■ **Job**
Repeat the data word for word. Do not include the pictures.

━━━━━━━━━━━━━━━━━━━━━━━━━━━━━━

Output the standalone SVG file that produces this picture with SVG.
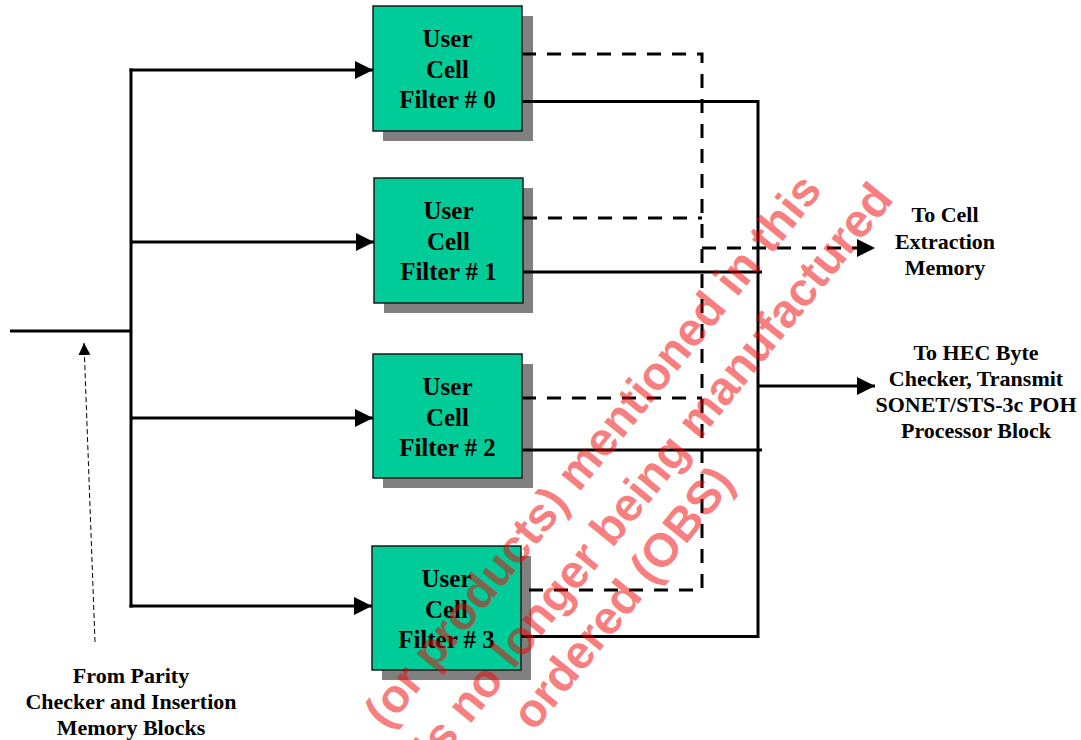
<svg xmlns="http://www.w3.org/2000/svg" width="1081" height="740" viewBox="0 0 1081 740">
<defs>
<style>
.box{fill:#00cc99;stroke:#1a1a1a;stroke-width:1.5}
.shadow{fill:#808080}
.bt{font-family:"Liberation Serif","Times New Roman",serif;font-weight:bold;font-size:25px;text-anchor:middle;fill:#000}
.lt{font-family:"Liberation Serif","Times New Roman",serif;font-weight:bold;font-size:22px;text-anchor:middle;fill:#000}
.s{fill:none;stroke:#000;stroke-width:3}
.d{fill:none;stroke:#000;stroke-width:3;stroke-dasharray:14 11}
.wm{font-family:"Liberation Sans",Arial,sans-serif;font-weight:bold;font-size:47px;fill:#f20000;fill-opacity:0.52;text-anchor:end}
</style>
<marker id="ah" markerUnits="userSpaceOnUse" markerWidth="20" markerHeight="20" viewBox="0 0 20 20" refX="18" refY="10" orient="auto">
<path d="M0,1 L18,10 L0,19 Z" fill="#000"/>
</marker>
<marker id="ahs" markerUnits="userSpaceOnUse" markerWidth="12" markerHeight="14" viewBox="0 0 12 14" refX="12" refY="6" orient="auto">
<path d="M0,0 L12,6 L0,12 Z" fill="#000"/>
</marker>
</defs>
<rect width="1081" height="740" fill="#fff"/>

<g id="filter0">
<rect class="shadow" x="383" y="16" width="150" height="125"/>
<rect class="box" x="373" y="6" width="149" height="125"/>
<text class="bt" x="447.5" y="47">User</text>
<text class="bt" x="447.5" y="78">Cell</text>
<text class="bt" x="447.5" y="108">Filter # 0</text>
</g>
<g id="filter1">
<rect class="shadow" x="384" y="188" width="149" height="125"/>
<rect class="box" x="374" y="178" width="149" height="125"/>
<text class="bt" x="448.5" y="219">User</text>
<text class="bt" x="448.5" y="250">Cell</text>
<text class="bt" x="448.5" y="280">Filter # 1</text>
</g>
<g id="filter2">
<rect class="shadow" x="383" y="364" width="150" height="124"/>
<rect class="box" x="373" y="354" width="149" height="124"/>
<text class="bt" x="447.5" y="395">User</text>
<text class="bt" x="447.5" y="426">Cell</text>
<text class="bt" x="447.5" y="456">Filter # 2</text>
</g>
<g id="filter3">
<rect class="shadow" x="382" y="556" width="149" height="124"/>
<rect class="box" x="372" y="546" width="149" height="124"/>
<text class="bt" x="446.5" y="587">User</text>
<text class="bt" x="446.5" y="618">Cell</text>
<text class="bt" x="446.5" y="648">Filter # 3</text>
</g>

<g id="connectors">
<path class="s" d="M10,331 H131"/>
<path class="s" d="M131,68.5 V607.5"/>
<path class="s" d="M129.5,70 H373" marker-end="url(#ah)"/>
<path class="s" d="M131,242 H374" marker-end="url(#ah)"/>
<path class="s" d="M131,418 H373" marker-end="url(#ah)"/>
<path class="s" d="M129.5,606 H372" marker-end="url(#ah)"/>
<path d="M95,642 L84,343" fill="none" stroke="#000" stroke-width="1" stroke-dasharray="5 3" marker-end="url(#ahs)"/>

<path class="d" d="M522,54 H702 V590 H521"/>
<path class="d" d="M523,218 H702"/>
<path class="d" d="M522,398 H702"/>
<path class="d" d="M702,248 H875" marker-end="url(#ah)"/>

<path class="s" d="M522,101.5 H758 V636.5 H521"/>
<path class="s" d="M523,272 H762"/>
<path class="s" d="M522,450 H762"/>
<path class="s" d="M758,386 H875" marker-end="url(#ah)"/>
</g>

<g id="label-from">
<text class="lt" x="131" y="683">From Parity</text>
<text class="lt" x="131" y="709">Checker and Insertion</text>
<text class="lt" x="131" y="735">Memory Blocks</text>
</g>
<g id="label-cell">
<text class="lt" x="945" y="222">To Cell</text>
<text class="lt" x="945" y="249">Extraction</text>
<text class="lt" x="945" y="275">Memory</text>
</g>
<g id="label-hec">
<text class="lt" x="976" y="360">To HEC Byte</text>
<text class="lt" x="976" y="386">Checker, Transmit</text>
<text class="lt" x="976" y="412">SONET/STS-3c POH</text>
<text class="lt" x="976" y="438">Processor Block</text>
</g>

<g id="watermark" transform="rotate(-51)">
<text class="wm" x="370" y="760">(or products) mentioned in this</text>
<text class="wm" x="408" y="821">is no longer being manufactured</text>
<text class="wm" x="88" y="876">ordered (OBS)</text>
</g>
</svg>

━━━━━━━━━━━━━━━━━━━━━━━━━━━━━━

■ **Answer in full**
Output the standalone SVG file that produces this picture with SVG.
<svg xmlns="http://www.w3.org/2000/svg" width="1081" height="740" viewBox="0 0 1081 740">
<defs>
<style>
.box{fill:#00cc99;stroke:#1a1a1a;stroke-width:1.5}
.shadow{fill:#808080}
.bt{font-family:"Liberation Serif","Times New Roman",serif;font-weight:bold;font-size:25px;text-anchor:middle;fill:#000}
.lt{font-family:"Liberation Serif","Times New Roman",serif;font-weight:bold;font-size:22px;text-anchor:middle;fill:#000}
.s{fill:none;stroke:#000;stroke-width:3}
.d{fill:none;stroke:#000;stroke-width:3;stroke-dasharray:14 11}
.wm{font-family:"Liberation Sans",Arial,sans-serif;font-weight:bold;font-size:47px;fill:#f20000;fill-opacity:0.52;text-anchor:end}
</style>
<marker id="ah" markerUnits="userSpaceOnUse" markerWidth="20" markerHeight="20" viewBox="0 0 20 20" refX="18" refY="10" orient="auto">
<path d="M0,1 L18,10 L0,19 Z" fill="#000"/>
</marker>
<marker id="ahs" markerUnits="userSpaceOnUse" markerWidth="12" markerHeight="14" viewBox="0 0 12 14" refX="12" refY="6" orient="auto">
<path d="M0,0 L12,6 L0,12 Z" fill="#000"/>
</marker>
</defs>
<rect width="1081" height="740" fill="#fff"/>

<g id="filter0">
<rect class="shadow" x="383" y="16" width="150" height="125"/>
<rect class="box" x="373" y="6" width="149" height="125"/>
<text class="bt" x="447.5" y="47">User</text>
<text class="bt" x="447.5" y="78">Cell</text>
<text class="bt" x="447.5" y="108">Filter # 0</text>
</g>
<g id="filter1">
<rect class="shadow" x="384" y="188" width="149" height="125"/>
<rect class="box" x="374" y="178" width="149" height="125"/>
<text class="bt" x="448.5" y="219">User</text>
<text class="bt" x="448.5" y="250">Cell</text>
<text class="bt" x="448.5" y="280">Filter # 1</text>
</g>
<g id="filter2">
<rect class="shadow" x="383" y="364" width="150" height="124"/>
<rect class="box" x="373" y="354" width="149" height="124"/>
<text class="bt" x="447.5" y="395">User</text>
<text class="bt" x="447.5" y="426">Cell</text>
<text class="bt" x="447.5" y="456">Filter # 2</text>
</g>
<g id="filter3">
<rect class="shadow" x="382" y="556" width="149" height="124"/>
<rect class="box" x="372" y="546" width="149" height="124"/>
<text class="bt" x="446.5" y="587">User</text>
<text class="bt" x="446.5" y="618">Cell</text>
<text class="bt" x="446.5" y="648">Filter # 3</text>
</g>

<g id="connectors">
<path class="s" d="M10,331 H131"/>
<path class="s" d="M131,68.5 V607.5"/>
<path class="s" d="M129.5,70 H373" marker-end="url(#ah)"/>
<path class="s" d="M131,242 H374" marker-end="url(#ah)"/>
<path class="s" d="M131,418 H373" marker-end="url(#ah)"/>
<path class="s" d="M129.5,606 H372" marker-end="url(#ah)"/>
<path d="M95,642 L84,343" fill="none" stroke="#000" stroke-width="1" stroke-dasharray="5 3" marker-end="url(#ahs)"/>

<path class="d" d="M522,54 H702 V590 H521"/>
<path class="d" d="M523,218 H702"/>
<path class="d" d="M522,398 H702"/>
<path class="d" d="M702,248 H875" marker-end="url(#ah)"/>

<path class="s" d="M522,101.5 H758 V636.5 H521"/>
<path class="s" d="M523,272 H762"/>
<path class="s" d="M522,450 H762"/>
<path class="s" d="M758,386 H875" marker-end="url(#ah)"/>
</g>

<g id="label-from">
<text class="lt" x="131" y="683">From Parity</text>
<text class="lt" x="131" y="709">Checker and Insertion</text>
<text class="lt" x="131" y="735">Memory Blocks</text>
</g>
<g id="label-cell">
<text class="lt" x="945" y="222">To Cell</text>
<text class="lt" x="945" y="249">Extraction</text>
<text class="lt" x="945" y="275">Memory</text>
</g>
<g id="label-hec">
<text class="lt" x="976" y="360">To HEC Byte</text>
<text class="lt" x="976" y="386">Checker, Transmit</text>
<text class="lt" x="976" y="412">SONET/STS-3c POH</text>
<text class="lt" x="976" y="438">Processor Block</text>
</g>

<g id="watermark" transform="rotate(-51)">
<text class="wm" x="370" y="760">(or products) mentioned in this</text>
<text class="wm" x="408" y="821">is no longer being manufactured</text>
<text class="wm" x="88" y="876">ordered (OBS)</text>
</g>
</svg>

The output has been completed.